Era ingenua, come capita a molti demagoghi, perché l’ISIS non cresce nel vuoto e non è neppure l’unico cattivo soggetto della Regione; l’ISIS, dopo i fallimenti di George Bush (in Iraq e in Afghanistan), è stato creato come una reazione alle incredibili forzature dell’Iran in Iraq, dove le milizie sostenute dall’Iran e le forze di governo di al-Maliki hanno cercato di distruggere ogni traccia del potere sunnita in quel Paese e di farne un vassallo dell’Iran.

E basta fare una ricerca su Internet sulle milizie sciite in Iraq per scoprire che non è l’ISIS che ha inventato la crudeltà e il fanatismo in quella parte del mondo. L’assalto furibondo degli sciiti iraniani contro i sunniti è andato di pari passo con quello del regime sciita-alawita di Assad in Siria, che ha trasformato, a forza di uccisioni e di massacri, i sogni democratici di quello che era cominciato come un movimento democratico, composto da diverse componenti della società siriana, in una guerra settaria tra sciiti e sunniti (e in una guerra per procura) che ormai coinvolgere tutta la regione.

Il regime di Assad e la Russia

Il regime di Assad ora si regge soltanto con l’aiuto della Russia, dell’Iran e della milizia iraniana degli hezbollah, complici delle sue efferatezze, ma fatica a mantenere il controllo del Paese, perché non può uccidere tutti i sunniti che costituiscono la maggioranza della popolazione. Il che rende anche per la Russia molto difficile vincere la pace, oltre che la guerra.

Per un pezzo Trump ha sostenuto che la sua priorità fosse combattere lo Stato islamico e non costringere Assad ad andarsene. Il segretario di Stato, Rex Tillerson, ha dichiarato che “lo status di lungo periodo del presidente Assad verrà deciso dal popolo siriano”. Come se il popolo siriano potesse tenere su questo tema, e presto, le primarie come in Iowa o nelle piazze italiane. E non c’è da stupirsi che Assad non si sia fatto troppi scrupoli a sferrare un attacco letale.

Lo strike missilistico

Lo strike missilistico ora sembra aver ribaltato la posizione americana. Certo, uno strike non rappresenta una strategia, anche perché sembra un intervento più politico che strategico (mirato, oltretutto, a spostare l’attenzione del pubblico e dei media dalla controversia relativa ai legami di Trump con la Russia). Ma non fare nulla sarebbe stato un errore. Lasciare semplicemente che Assad continui a cercare di ripristinare il controllo su tutta la Siria significa accettare massacri senza fine. Una soluzione basata sulla spartizione e sulla condivisione del potere è impossibile, perché non c’è la minima fiducia tra le parti. Il male minore sarà, probabilmente, la divisione della Siria e la creazione di un’area protetta da una forza internazionale, in primis per i sunniti. Ciò dovrebbe almeno fermare le uccisioni e i flussi di rifugiati che stanno alimentando, come sappiamo, un contraccolpo nazionalista e populista in tutta Europa e che la Russia utilizza come armi per destabilizzare l’Europa.

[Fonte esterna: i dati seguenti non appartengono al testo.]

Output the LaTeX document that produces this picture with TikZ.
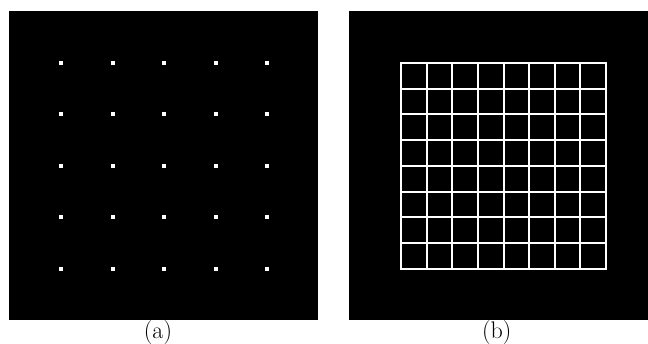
\documentclass[tikz,border=0pt]{standalone}
\begin{document}
\begin{tikzpicture}[x=1pt,y=-1pt,
  panel/.style={fill=black},
  dotmark/.style={fill=white,minimum size=4pt,inner sep=0pt,outer sep=0pt,shape=rectangle},
  gridline/.style={draw=white,line width=2pt},
  caption/.style={anchor=base,font=\fontsize{24}{28}\selectfont,inner sep=0pt}]
\useasboundingbox (0,0) rectangle (648,344);
\fill[white] (0,0) rectangle (648,344);
% panels
\fill[panel] (9,11) rectangle (318,320);
\fill[panel] (349,11) rectangle (648,320);
% dots
\foreach \i in {0,...,4}{
  \foreach \j in {0,...,4}{
    \node[dotmark] (d\i\j) at ({61+51.5*\i},{63+51.425*\j}) {};
  }
}
% grid
\foreach \k in {0,...,8}{
  \draw[gridline] ({401+25.625*\k},63) -- ({401+25.625*\k},268.7);
  \draw[gridline] (401,{63+25.7125*\k}) -- (606,{63+25.7125*\k});
}
\draw[gridline] (401,63) rectangle (606,268.7);
% captions
\node[caption] (capa) at (158,338.7) {(a)};
\node[caption] (capb) at (496.7,338.7) {(b)};
\end{tikzpicture}
\end{document}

Spetta, ovviamente, all’Europa (che della crisi siriana è la prima a farne le spese) il compito di fare tutto il possibile per rilanciare le trattative. L’Italia può avere un ruolo molto importante in omaggio alle sue tradizioni e alla sua capacità di mediazione, anche con la Russia. Le occasioni non mancano, a partire dalla Presidenza del G7. Solo così l’intervento militare di Trump avrà avuto un senso.

Va da sè che sarebbe ora che gli europei smettessero di eludere il problema delle politiche di difesa e che provassero ad affrontare finalmente la transizione verso una unità regionale, verso una unificazione significativa. È ormai urgente.